The U.S. stock market has just had its biggest two day drop since June, falling more than 3% in three days.  Berkshire Hathaway shares, on the other hand, have risen roughly 7% during the same time frame.

Here’s why:

Berkshire Hathaway bought Burlington Northern Santa Fe railroad in November. …more info

Choosing to pay for the railroad (they bought the entire railroad) in cash and Berkshire stock, they were left with a potential dilemma.  Let’s assume that you owned $3000 worth of Santa Fe stock.  Well, you wouldn’t have the option of being bought out in Berkshire shares because Berkshire Hathaway’s cheapest B shares were trading at roughly $3,200 each.  As a result, you would have to take cash instead Berkshire shares.

Buffett felt that this favored wealthier Santa Fe shareholders, which he didn’t think was fair.

For this reason, he decided to “split” Berkshire B shares 50 to 1.  This means that if you owned 1 Berkshire share at $3,200, you’d now own 50 of them at $64 per share.

The end result is the same: you’d still own $3,200 in Berkshire Hathaway shares.

Long term, this is a non issue.  A company like Berkshire will trade at or close to its intrinsic business value over time.  If the business’ profits increase by 300% over the next 15 years, the stock price will likely do something similar.

Short term, as mentioned at the start of this post, Berkshire shares have jumped 7% in two days.

Why?  There are a couple of reasons:

1. Most investors don’t understand how stocks work.  They think that Berkshire shares are now cheaper.  It’s hard to believe, but the average person believes that a $10 stock is cheaper than a $100 stock.  But you know that a stock’s expensiveness is related to how many shares are on the market and what the business’ earnings are.  Berkshire IS NOT cheaper than it was two days ago.  Yes, today it might trade at $72.72 per share. … more info 

But it’s more expensive than it was yesterday, when it traded at around $3,300 per share.

Imagine someone selling you something at a grocery store, and they say, you can pay me with twelve one dollar bills or one ten dollar bill.  Most stock investors think that twelve one dollar bills is a better deal.

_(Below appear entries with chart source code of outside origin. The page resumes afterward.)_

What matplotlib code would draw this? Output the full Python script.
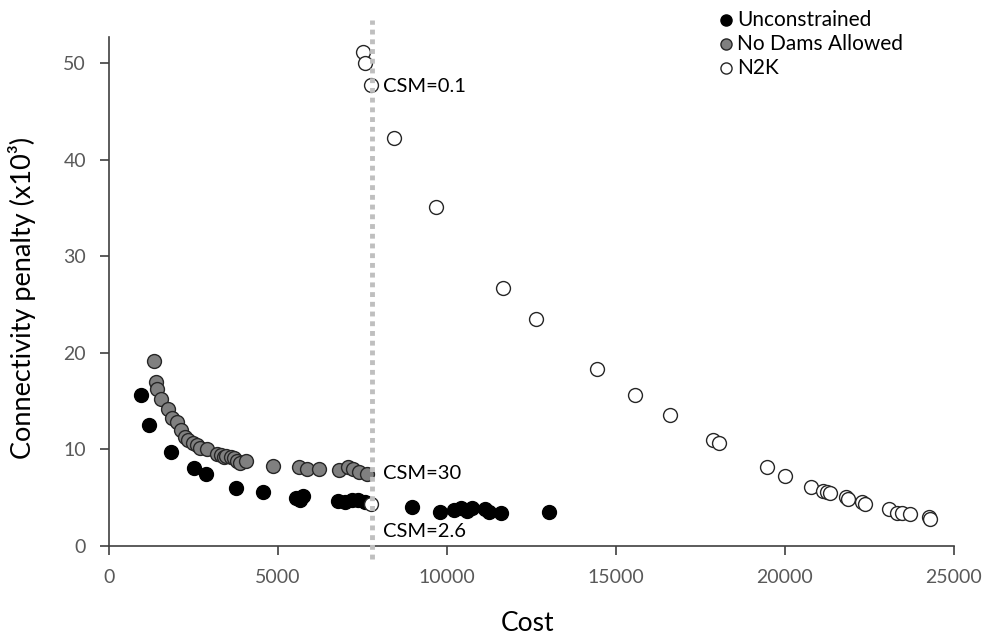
import matplotlib
matplotlib.use("Agg")
import matplotlib.pyplot as plt

# Unconstrained
unc_cost = [950, 1180, 1830, 2510, 2870, 3760, 4560, 5530, 5650, 5740,
            6780, 6980, 7190, 7370, 7570,
            8970, 9790, 10220, 10430, 10580, 10750, 11120, 11250, 11590, 13030]
unc_pen = [15.6, 12.5, 9.7, 8.1, 7.45, 6.0, 5.6, 4.97, 4.76, 5.18,
           4.66, 4.55, 4.76, 4.76, 4.55,
           4.07, 3.55, 3.73, 3.9, 3.65, 3.9, 3.8, 3.55, 3.38, 3.55]

# No Dams Allowed
nd_cost = [1340, 1390, 1430, 1530, 1740, 1855, 2000, 2120, 2250, 2345,
           2495, 2594, 2692, 2910, 3205, 3304, 3402, 3462, 3600, 3698,
           3797, 3876, 4053, 4843, 5630, 5848, 6213, 6805, 7080, 7228,
           7405, 7624]
nd_pen = [19.15, 17.0, 16.25, 15.2, 14.2, 13.3, 12.8, 12.0, 11.3, 10.97,
          10.7, 10.45, 10.1, 10.0, 9.5, 9.4, 9.25, 9.3, 9.25, 9.1,
          8.85, 8.55, 8.8, 8.3, 8.2, 7.97, 7.94, 7.87, 8.15, 7.94,
          7.7, 7.5]

# N2K
n2k_cost = [7515, 7574, 7751, 8432, 9675, 11657, 12633, 14438, 15562, 16598,
            17870, 18047, 19467, 20006, 20760, 21134, 21233, 21331, 21805, 21873,
            22269, 22367, 23086, 23304, 23452, 23698, 24270, 24290, 7742]
n2k_pen = [51.2, 50.0, 47.7, 42.3, 35.1, 26.7, 23.5, 18.3, 15.6, 13.6,
           10.97, 10.66, 8.18, 7.25, 6.14, 5.69, 5.62, 5.52, 5.04, 4.83,
           4.59, 4.35, 3.8, 3.45, 3.38, 3.28, 3.03, 2.83, 4.35]

csm_x = 7770
csm_labels = ["CSM=0.1", "CSM=30", "CSM=2.6"]
csm_label_y = [47.6, 7.5, 1.5]

plt.rcParams['font.family'] = ['Lato', 'DejaVu Sans']

fig = plt.figure(figsize=(9.87, 6.4), dpi=100)
ax = fig.add_axes([0.1104, 0.1469, 0.856, 0.795])

ms = 100
ax.scatter(unc_cost, unc_pen, s=ms, c='black', edgecolors='black', linewidths=1.0,
           label='Unconstrained', zorder=3)
ax.scatter(nd_cost, nd_pen, s=ms, c='#808080', edgecolors='#262626', linewidths=1.0,
           label='No Dams Allowed', zorder=3)
ax.scatter(n2k_cost, n2k_pen, s=ms, c='white', edgecolors='#262626', linewidths=1.0,
           label='N2K', zorder=3)

ax.plot([csm_x, csm_x], [-1.3, 54.5], color='#bfbfbf', lw=3.5, ls=(0, (1, 1)),
        clip_on=False, zorder=4)

for lab, yy in zip(csm_labels, csm_label_y):
    ax.text(csm_x + 330, yy, lab, fontsize=14.5, va='center', ha='left', color='black')

ax.set_xlim(0, 25000)
ax.set_ylim(0, 52.7)
ax.set_xticks(range(0, 25001, 5000))
ax.set_yticks(range(0, 51, 10))

for side in ['top', 'right']:
    ax.spines[side].set_visible(False)
for side in ['left', 'bottom']:
    ax.spines[side].set_color('#404040')
    ax.spines[side].set_linewidth(1.2)
ax.tick_params(direction='out', length=6.5, width=1.2, color='#404040',
               labelsize=14, labelcolor='#595959')
ax.tick_params(axis='x', pad=10)
ax.tick_params(axis='y', pad=10)

ax.set_xlabel('Cost', fontsize=19)
ax.set_ylabel('Connectivity penalty (x10³)', fontsize=19.5)
ax.xaxis.set_label_coords(0.495, -0.128)
ax.yaxis.set_label_coords(-0.086, 0.487)

fig.legend(loc='upper left', bbox_to_anchor=(0.717, 0.998), frameon=False,
           fontsize=15, handlelength=1.0, handletextpad=0.0, labelspacing=0.19,
           borderaxespad=0.0, scatterpoints=1, markerscale=0.8)

fig.savefig('out.png', dpi=100)
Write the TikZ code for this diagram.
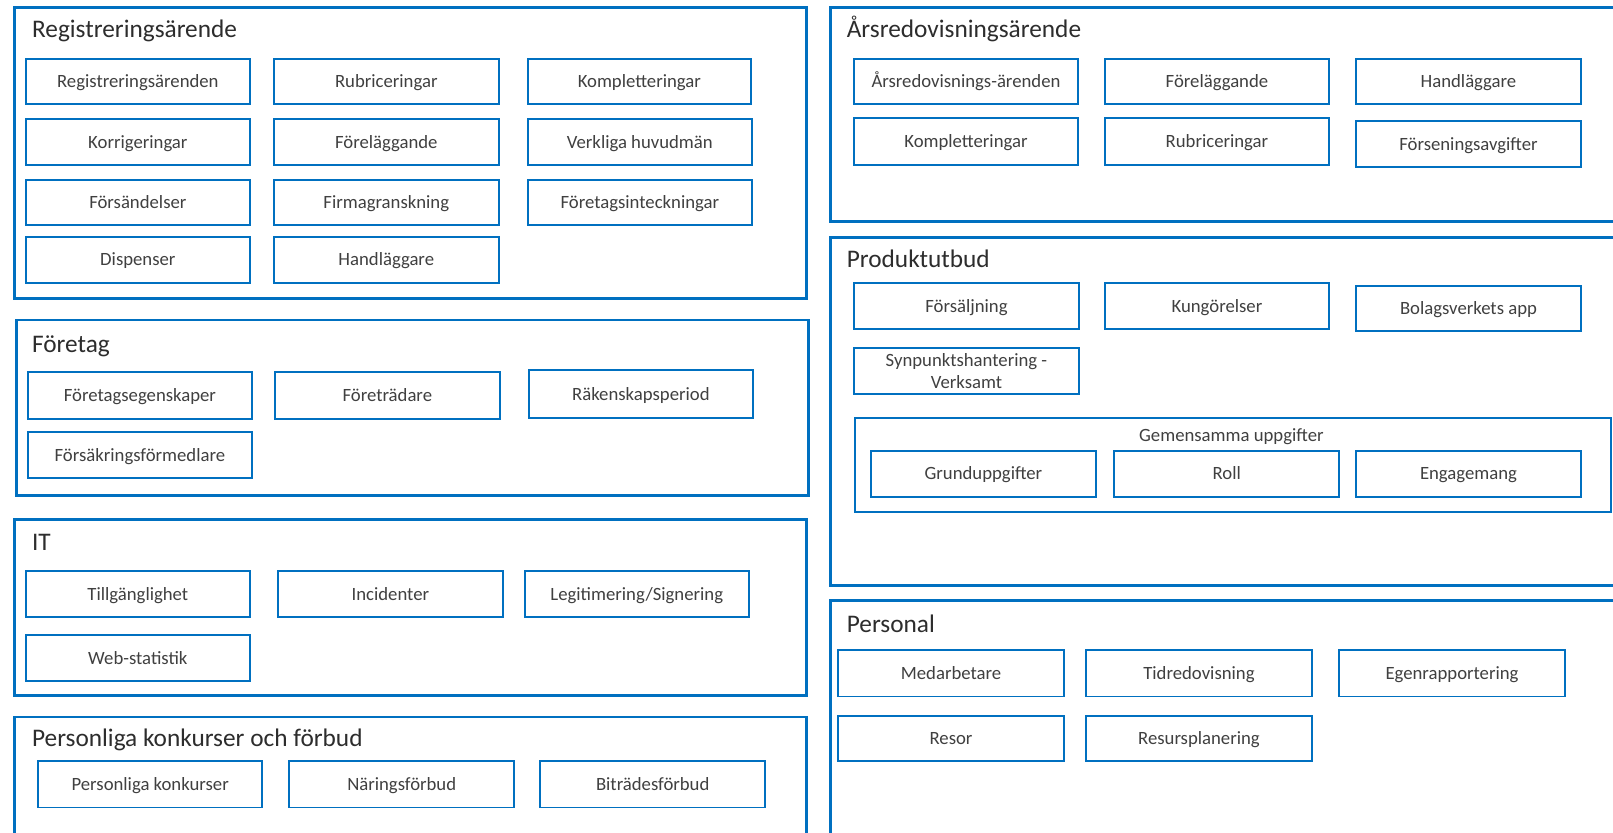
\documentclass[tikz,border=0pt]{standalone}
\usepackage{fontspec}
\setmainfont{Carlito}
\definecolor{bblue}{RGB}{0,112,192}
\definecolor{btext}{RGB}{64,64,64}
\definecolor{ttext}{RGB}{45,45,45}
\tikzset{
  pnl/.style={draw=bblue, line width=2.7pt, inner sep=0pt, outer sep=0pt, rectangle},
  itmbase/.style={draw=bblue, line width=1.8pt, inner sep=0pt, outer sep=0pt, rectangle, align=center,
    text=btext, font=\fontsize{18.2}{21}\selectfont},
  itm/.style={itmbase, text height=14pt, text depth=2pt},
  grp/.style={draw=bblue, line width=1.8pt, inner sep=0pt, outer sep=0pt, rectangle},
  ttl/.style={anchor=base west, inner sep=0pt, text=ttext, font=\fontsize{24.6}{28}\selectfont},
  lbl/.style={inner sep=0pt, anchor=base, text=btext, font=\fontsize{18.2}{21}\selectfont}
}
\newcommand\itm[6]{\node[itm, minimum width={(#4-#2)*1pt}, minimum height={(#5-#3)*1pt}]
  (#1) at ({(#2+#4)/2},{(#3+#5)/2}) {#6};}
\newcommand\pnl[5]{\node[pnl, minimum width={(#4-#2)*1pt}, minimum height={(#5-#3)*1pt}]
  (#1) at ({(#2+#4)/2},{(#3+#5)/2}) {};}
\begin{document}
\begin{tikzpicture}[x=1pt,y=-1pt]
\useasboundingbox (0,0) rectangle (1568,809);
\clip (0,0) rectangle (1568,809);
\fill[white] (0,0) rectangle (1568,809);

% Registreringsärende
\pnl{p1}{14}{7}{784}{290}
\node[ttl] (t1) at (31,36) {Registreringsärende};
\itm{a1}{25}{57}{243}{101}{Registreringsärenden}
\itm{a2}{266}{57}{485}{101}{Rubriceringar}
\itm{a3}{513}{57}{730}{101}{Kompletteringar}
\itm{a4}{25}{116}{243}{160}{Korrigeringar}
\itm{a5}{266}{116}{485}{160}{Föreläggande}
\itm{a6}{513}{116}{731}{160}{Verkliga huvudmän}
\itm{a7}{25}{175}{243}{219}{Försändelser}
\itm{a8}{266}{175}{485}{219}{Firmagranskning}
\itm{a9}{513}{175}{731}{219}{Företagsinteckningar}
\itm{a10}{25}{230}{243}{275}{Dispenser}
\itm{a11}{266}{230}{485}{275}{Handläggare}

% Företag
\pnl{p2}{16}{311}{786}{482}
\node[ttl] (t2) at (31,343) {Företag};
\itm{b1}{27}{362}{245}{407}{Företagsegenskaper}
\itm{b2}{267}{362}{486}{407}{Företrädare}
\itm{b3}{514}{360}{732}{406}{Räkenskapsperiod}
\itm{b4}{27}{420}{245}{465}{Försäkringsförmedlare}

% IT
\pnl{p3}{14}{505}{784}{676}
\node[ttl] (t3) at (31,535) {IT};
\itm{c1}{25}{555}{243}{600}{Tillgänglighet}
\itm{c2}{270}{555}{489}{600}{Incidenter}
\itm{c3}{510}{555}{728}{600}{Legitimering/Signering}
\itm{c4}{25}{617}{243}{662}{Web-statistik}

% Personliga konkurser och förbud
\pnl{p4}{14}{697}{784}{830}
\node[ttl] (t4) at (31,726) {Personliga konkurser och förbud};
\itm{d1}{37}{740}{255}{785}{Personliga konkurser}
\itm{d2}{281}{740}{500}{785}{Näringsförbud}
\itm{d3}{525}{740}{744}{785}{Biträdesförbud}

% Årsredovisningsärende
\pnl{p5}{807}{7}{1580}{215}
\node[ttl] (t5) at (823,36) {Årsredovisningsärende};
\itm{e1}{830}{57}{1048}{101}{Årsredovisnings-ärenden}
\itm{e2}{1074}{57}{1292}{101}{Föreläggande}
\itm{e3}{1318}{57}{1537}{101}{Handläggare}
\itm{e4}{830}{115}{1048}{160}{Kompletteringar}
\itm{e5}{1074}{115}{1292}{160}{Rubriceringar}
\itm{e6}{1318}{118}{1537}{162}{Förseningsavgifter}

% Produktutbud
\pnl{p6}{807}{231}{1580}{569}
\node[ttl] (t6) at (823,260) {Produktutbud};
\itm{f1}{830}{275}{1049}{320}{Försäljning}
\itm{f2}{1074}{275}{1292}{320}{Kungörelser}
\itm{f3}{1318}{278}{1537}{322}{Bolagsverkets app}
\node[itmbase, minimum width=219pt, minimum height=45pt] (f4) at (939.5,360.5)
  {Synpunktshantering -\\Verksamt};
\node[grp, minimum width=735pt, minimum height=92pt] (g) at (1198.5,452) {};
\node[lbl] (gl) at (1197,429) {Gemensamma uppgifter};
\itm{g1}{847}{438}{1065}{483}{Grunduppgifter}
\itm{g2}{1083}{438}{1302}{483}{Roll}
\itm{g3}{1318}{438}{1537}{483}{Engagemang}

% Personal
\pnl{p7}{807}{584}{1580}{830}
\node[ttl] (t7) at (823,615) {Personal};
\itm{h1}{815}{632}{1034}{677}{Medarbetare}
\itm{h2}{1056}{632}{1275}{677}{Tidredovisning}
\itm{h3}{1302}{632}{1521}{677}{Egenrapportering}
\itm{h4}{815}{696}{1034}{740}{Resor}
\itm{h5}{1056}{696}{1275}{740}{Resursplanering}
\end{tikzpicture}
\end{document}
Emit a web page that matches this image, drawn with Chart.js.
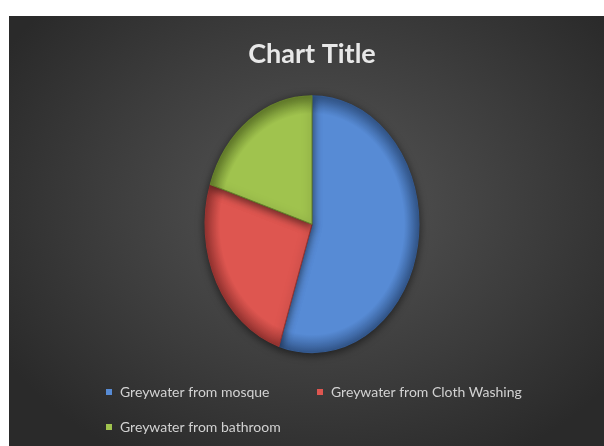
<!DOCTYPE html>
<html>
<head>
<meta charset="utf-8">
<script src="https://cdn.jsdelivr.net/npm/chart.js@4.4.0/dist/chart.umd.min.js"></script>
<style>
  body { margin: 0; background: #fff; }
  #wrap {
    position: absolute; left: 9px; top: 16px; width: 595px; height: 430px;
    background: radial-gradient(ellipse 62% 68% at 52% 44%, #565656 0%, #3c3c3c 60%, #2a2a2a 100%);
  }
</style>
</head>
<body>
<div id="wrap"><canvas id="myChart"></canvas></div>
<script>
const labels = ['Greywater from mosque', 'Greywater from Cloth Washing', 'Greywater from bathroom'];
const values = [55, 25, 20];
const colors = ['#578BD5', '#DE5650', '#A0C34E'];
const rimColors = ['#34598F', '#9A3532', '#66802C'];

const pieRadius = 107;
const stretch = 1.2; // the pie in the picture is taller than wide

// draw the pie as an ellipse, with a soft shadow
const ellipsePie = {
  id: 'ellipsePie',
  beforeDatasetsDraw(chart) {
    const arc = chart.getDatasetMeta(0).data[0];
    const ctx = chart.ctx;
    ctx.save();
    ctx.translate(arc.x, arc.y);
    ctx.scale(1, stretch);
    ctx.translate(-arc.x, -arc.y);
    ctx.shadowColor = 'rgba(0,0,0,0.55)';
    ctx.shadowBlur = 9;
    ctx.shadowOffsetY = 2;
  },
  afterDatasetsDraw(chart) {
    chart.ctx.restore();
  }
};

// legend in two columns, like the original
const gridLegend = {
  id: 'gridLegend',
  afterDraw(chart) {
    const ctx = chart.ctx;
    const left = 97, colWidth = 211, top = 376, rowGap = 35, box = 6;
    ctx.save();
    ctx.font = '14px Lato';
    ctx.textBaseline = 'middle';
    labels.forEach((lab, i) => {
      const x = left + (i % 2) * colWidth;
      const y = top + Math.floor(i / 2) * rowGap;
      ctx.fillStyle = colors[i];
      ctx.fillRect(x, y - box / 2, box, box);
      ctx.fillStyle = '#d2d2d2';
      ctx.fillText(lab, x + box + 8, y);
    });
    ctx.restore();
  }
};

const ctx = document.getElementById('myChart');

new Chart(ctx, {
  type: 'pie',
  data: {
    labels: labels,
    datasets: [{
      data: values,
      radius: pieRadius,
      backgroundColor: (c) => {
        const ca = c.chart.chartArea;
        const i = c.dataIndex;
        if (!ca) return colors[i];
        const cx = (ca.left + ca.right) / 2, cy = (ca.top + ca.bottom) / 2;
        const g = c.chart.ctx.createRadialGradient(cx, cy, 0, cx, cy, pieRadius);
        g.addColorStop(0, colors[i]);
        g.addColorStop(0.86, colors[i]);
        g.addColorStop(1, rimColors[i]);
        return g;
      },
      borderColor: rimColors,
      borderWidth: 1
    }]
  },
  options: {
    responsive: true,
    maintainAspectRatio: false,
    animation: false,
    layout: { padding: { left: 11, right: 0, top: 0, bottom: 78 } },
    plugins: {
      legend: { display: false },
      tooltip: { enabled: false },
      title: {
        display: true,
        text: 'Chart Title',
        color: '#e8e8e8',
        font: { family: 'Lato', size: 27, weight: 'bold' },
        padding: { top: 22, bottom: 10 }
      }
    }
  },
  plugins: [ellipsePie, gridLegend]
});
</script>
</body>
</html>
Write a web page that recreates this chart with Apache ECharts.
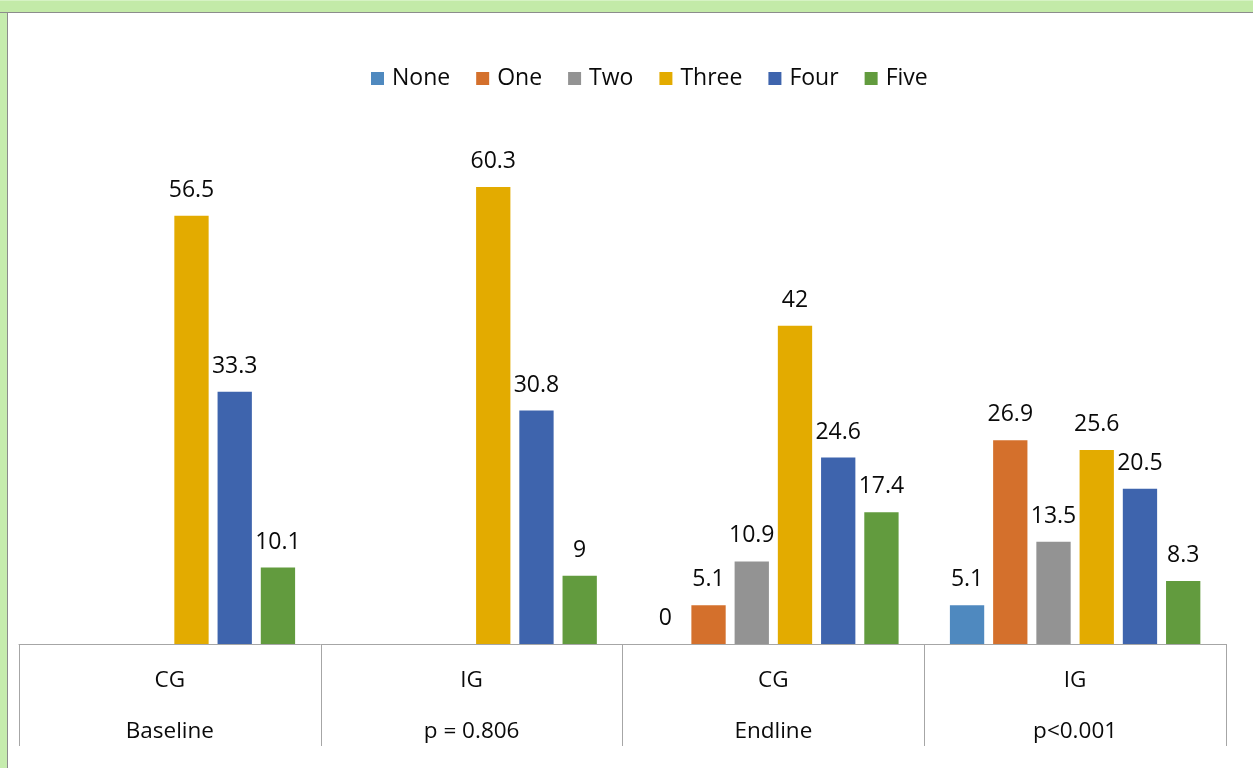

 2. Because of Berkshire’s class B stock split, it will now have a higher amount of trading volume, and as a result, will likely meet requirements for acceptance into the S&P 500 index.  It’s not like this is a coveted club Berkshire has wanted membership in, but it’s likely to be entered.  As a result, S&P 500 index funds will have to buy Berkshire shares to add to its index.  This will temporarily push the price up.  The 7% increase in Berkshire’s price is a result of those likely “anticipating” these future purchases.  The speculators will likely sell as the indexes buy Berkshire, thus stabilizing the price.  Playing games like this isn’t recommended, because stock prices, short term, are nearly impossible to figure out.

Your accounts—and how this might affect you:

Long term, this won’t have an effect on Berkshire shareholders.  But if you look at your brokerage account statement, you might notice that your brokerage has not kept up with the stock split.  My brokerage just hasn’t kept up with the split.  Likewise, yours might not have either.  So if your online account suggests that its value has dropped significantly, take solace in knowing that it hasn’t.